Exijamos das nossas autoridades de Saúde (DGS  e Ministério da Saúde), da Protecção Civil (Ministério do Interior), dos presidentes de Câmara, do Primeiro Ministro  e do próprio Presidente da República mais rigor nas medidas necessárias a pôr em acção  e maior  antecipação do seu anuncio, mais acção preventiva, maior protecção dos cidadãos e  menos apelos ao bom senso, pois toda a gente sabe que o bom senso é tomado e servido a bel prazer de cada um, na maioria das vezes, e em Pandemia seja Calamidade seja Emergência, o Estado não se pode demitir de pro-activamente proteger os cidadãos, e não deixá-los expandirem-se à  vontade ,em roda livre, em celebrações super emocionais como são  sempre as celebrações de finais e de vitórias no futebol E foi isto que aconteceu em Lisboa no dia 11 de Maio de 2021, com o país em Pandemia, a vislumbrar a hipótese do seu fim, mas ainda longe desse fim que será mais próximo ou mais longínquo dependendo de múltiplos factores: a manutenção rigorosa do distanciamento físico e do número  limitado de agrupamentos de pessoas que ainda persiste e tem de persistir com todo o rigor (foi tudo o que não  aconteceu no dia 11) o uso de máscaras em grupo (aconteceu ontem quando se as  usava ou não aconteceu quando se retirava ou quando nunca se usou, e foi o que se viu ontem) em aglomerações de dezenas,  centenas , todas juntas perfazendo 30 a 50 000 pessoas dispersas em 12 ou mais horas que durou a manifestação de futebol . Tudo isto a par de actividades e eventos proibidos, impedidos de se realizar, de toda a espécie de actividades como congressos, outras manifestações culturais, tradicionais, arte, ciências, musicais, outras desportivas, impedidas muitas delas há 15 meses, em ruína financeira, tantas sem apoio da Segurança Social.

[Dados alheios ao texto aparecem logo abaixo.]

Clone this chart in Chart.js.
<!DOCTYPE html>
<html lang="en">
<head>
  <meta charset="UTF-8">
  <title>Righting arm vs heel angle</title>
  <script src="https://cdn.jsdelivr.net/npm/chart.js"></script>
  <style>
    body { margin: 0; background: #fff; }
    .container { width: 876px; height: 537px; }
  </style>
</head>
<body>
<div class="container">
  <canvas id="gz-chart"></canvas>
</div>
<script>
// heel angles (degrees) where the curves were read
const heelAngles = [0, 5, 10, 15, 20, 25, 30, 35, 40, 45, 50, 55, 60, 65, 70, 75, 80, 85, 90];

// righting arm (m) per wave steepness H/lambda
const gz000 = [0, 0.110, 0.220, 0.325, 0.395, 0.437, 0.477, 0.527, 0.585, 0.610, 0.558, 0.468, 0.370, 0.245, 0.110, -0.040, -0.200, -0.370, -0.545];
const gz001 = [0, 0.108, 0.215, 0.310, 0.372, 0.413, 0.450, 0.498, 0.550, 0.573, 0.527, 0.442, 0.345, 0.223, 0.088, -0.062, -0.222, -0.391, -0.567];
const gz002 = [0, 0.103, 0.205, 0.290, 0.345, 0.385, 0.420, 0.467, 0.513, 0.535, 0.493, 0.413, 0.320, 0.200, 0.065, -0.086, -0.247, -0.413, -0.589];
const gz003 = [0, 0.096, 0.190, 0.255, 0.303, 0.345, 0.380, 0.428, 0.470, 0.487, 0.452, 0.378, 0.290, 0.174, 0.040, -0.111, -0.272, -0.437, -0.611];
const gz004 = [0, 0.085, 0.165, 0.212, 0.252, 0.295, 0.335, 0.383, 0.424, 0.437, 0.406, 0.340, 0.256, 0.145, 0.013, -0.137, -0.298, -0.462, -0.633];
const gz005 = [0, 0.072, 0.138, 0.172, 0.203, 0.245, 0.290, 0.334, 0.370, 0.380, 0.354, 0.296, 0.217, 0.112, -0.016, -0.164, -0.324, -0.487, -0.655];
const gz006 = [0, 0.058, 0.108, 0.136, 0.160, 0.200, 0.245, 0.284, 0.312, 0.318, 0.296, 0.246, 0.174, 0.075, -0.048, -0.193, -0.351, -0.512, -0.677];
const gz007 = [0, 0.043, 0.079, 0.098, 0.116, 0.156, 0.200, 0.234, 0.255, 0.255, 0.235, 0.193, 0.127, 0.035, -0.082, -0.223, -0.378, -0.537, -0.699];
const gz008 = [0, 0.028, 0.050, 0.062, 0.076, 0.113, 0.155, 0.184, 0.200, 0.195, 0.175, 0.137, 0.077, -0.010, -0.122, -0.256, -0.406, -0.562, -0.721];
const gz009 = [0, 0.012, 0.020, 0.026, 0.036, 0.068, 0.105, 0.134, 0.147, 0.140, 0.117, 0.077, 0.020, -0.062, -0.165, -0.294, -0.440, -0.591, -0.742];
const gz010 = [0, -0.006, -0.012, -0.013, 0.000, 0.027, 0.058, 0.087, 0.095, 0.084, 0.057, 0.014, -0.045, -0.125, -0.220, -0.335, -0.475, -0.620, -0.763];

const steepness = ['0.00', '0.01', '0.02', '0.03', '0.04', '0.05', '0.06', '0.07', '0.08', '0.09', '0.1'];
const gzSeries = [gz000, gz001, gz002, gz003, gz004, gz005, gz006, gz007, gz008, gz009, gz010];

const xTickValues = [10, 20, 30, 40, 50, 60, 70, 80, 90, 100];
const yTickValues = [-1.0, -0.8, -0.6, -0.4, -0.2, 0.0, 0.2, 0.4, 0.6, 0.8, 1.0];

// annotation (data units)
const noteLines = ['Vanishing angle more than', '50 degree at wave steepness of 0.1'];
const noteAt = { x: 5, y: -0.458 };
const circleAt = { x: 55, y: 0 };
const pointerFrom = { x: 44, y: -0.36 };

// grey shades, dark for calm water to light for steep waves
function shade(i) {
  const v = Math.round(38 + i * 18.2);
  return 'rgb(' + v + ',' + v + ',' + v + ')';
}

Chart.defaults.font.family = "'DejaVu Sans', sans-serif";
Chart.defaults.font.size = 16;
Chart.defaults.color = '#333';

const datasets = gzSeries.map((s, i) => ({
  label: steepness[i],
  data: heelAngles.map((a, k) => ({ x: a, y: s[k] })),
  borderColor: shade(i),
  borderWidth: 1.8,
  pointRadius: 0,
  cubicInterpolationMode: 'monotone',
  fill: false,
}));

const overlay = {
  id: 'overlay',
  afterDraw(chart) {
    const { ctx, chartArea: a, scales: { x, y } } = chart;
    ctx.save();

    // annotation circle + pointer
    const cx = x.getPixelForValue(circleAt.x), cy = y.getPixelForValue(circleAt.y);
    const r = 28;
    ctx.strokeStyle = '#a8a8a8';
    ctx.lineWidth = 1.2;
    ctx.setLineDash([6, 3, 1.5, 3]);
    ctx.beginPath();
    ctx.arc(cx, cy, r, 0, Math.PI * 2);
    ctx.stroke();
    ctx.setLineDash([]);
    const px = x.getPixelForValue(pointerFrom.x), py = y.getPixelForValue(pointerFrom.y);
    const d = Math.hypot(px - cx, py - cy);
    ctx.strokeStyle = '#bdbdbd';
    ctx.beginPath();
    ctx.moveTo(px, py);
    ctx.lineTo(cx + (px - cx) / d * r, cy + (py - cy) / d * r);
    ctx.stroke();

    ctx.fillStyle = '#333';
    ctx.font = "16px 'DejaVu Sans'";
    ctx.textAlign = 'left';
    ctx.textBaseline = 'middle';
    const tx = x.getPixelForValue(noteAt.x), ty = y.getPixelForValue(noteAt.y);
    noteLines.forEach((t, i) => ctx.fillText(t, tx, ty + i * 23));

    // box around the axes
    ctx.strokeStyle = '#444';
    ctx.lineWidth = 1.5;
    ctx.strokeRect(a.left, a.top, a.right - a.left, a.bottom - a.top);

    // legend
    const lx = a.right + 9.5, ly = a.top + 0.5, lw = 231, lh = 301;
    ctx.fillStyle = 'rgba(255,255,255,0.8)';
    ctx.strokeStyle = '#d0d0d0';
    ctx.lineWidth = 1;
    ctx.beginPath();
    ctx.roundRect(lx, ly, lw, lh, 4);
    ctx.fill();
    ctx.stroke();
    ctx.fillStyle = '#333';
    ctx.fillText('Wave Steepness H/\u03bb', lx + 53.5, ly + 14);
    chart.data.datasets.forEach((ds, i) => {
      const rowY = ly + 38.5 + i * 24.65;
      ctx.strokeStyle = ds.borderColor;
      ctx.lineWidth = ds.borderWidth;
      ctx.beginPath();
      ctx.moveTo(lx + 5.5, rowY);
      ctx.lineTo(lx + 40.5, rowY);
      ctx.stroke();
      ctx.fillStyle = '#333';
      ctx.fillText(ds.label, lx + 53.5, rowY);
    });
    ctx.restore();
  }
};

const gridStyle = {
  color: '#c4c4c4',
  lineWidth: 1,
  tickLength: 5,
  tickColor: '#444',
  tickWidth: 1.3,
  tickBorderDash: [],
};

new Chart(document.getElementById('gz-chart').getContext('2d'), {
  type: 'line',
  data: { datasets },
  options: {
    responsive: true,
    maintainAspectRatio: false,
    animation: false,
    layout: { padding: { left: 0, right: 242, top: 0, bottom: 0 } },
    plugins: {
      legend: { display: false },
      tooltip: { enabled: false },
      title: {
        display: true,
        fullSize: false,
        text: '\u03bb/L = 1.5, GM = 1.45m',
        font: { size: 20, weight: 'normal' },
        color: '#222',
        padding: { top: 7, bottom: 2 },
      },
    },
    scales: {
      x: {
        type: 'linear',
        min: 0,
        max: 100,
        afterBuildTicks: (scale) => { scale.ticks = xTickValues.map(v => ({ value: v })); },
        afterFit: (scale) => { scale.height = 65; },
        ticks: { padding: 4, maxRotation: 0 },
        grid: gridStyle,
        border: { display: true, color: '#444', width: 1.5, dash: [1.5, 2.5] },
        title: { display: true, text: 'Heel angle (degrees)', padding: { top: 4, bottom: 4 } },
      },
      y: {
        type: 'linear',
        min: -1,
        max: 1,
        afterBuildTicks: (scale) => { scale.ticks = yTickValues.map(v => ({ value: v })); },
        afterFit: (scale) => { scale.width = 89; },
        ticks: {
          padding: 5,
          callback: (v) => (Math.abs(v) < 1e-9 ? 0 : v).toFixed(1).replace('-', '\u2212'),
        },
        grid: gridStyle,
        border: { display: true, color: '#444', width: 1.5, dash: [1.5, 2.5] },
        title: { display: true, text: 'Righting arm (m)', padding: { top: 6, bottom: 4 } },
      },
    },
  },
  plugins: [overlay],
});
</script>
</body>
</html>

Para onde caminhamos? Para uma 4a vaga? Muito. provavelmente sim. E a nova manifestação a chegar no calendário e a fazer chegar de novo mais outra possibilidade de fazer surgir a 4a vaga da pandemia, é no próximo dia 23 de Maio, na final da Taça de Portugal no Jamor, novamente no distrito de Lisboa, embora concelho de Oeiras. Os cidadãos que se interessam pela participação cívica, e pela realização de uma cidadania exigente e respeitadora da sua própria saúde e da dos outros, que fiquem atentos ao que se irá passar nos próximos dias, intervenham exigindo as melhores soluções e denunciando o laxismo e a demissão do Estado e do Governo na protecção da saúde e da segurança dos cidadãos.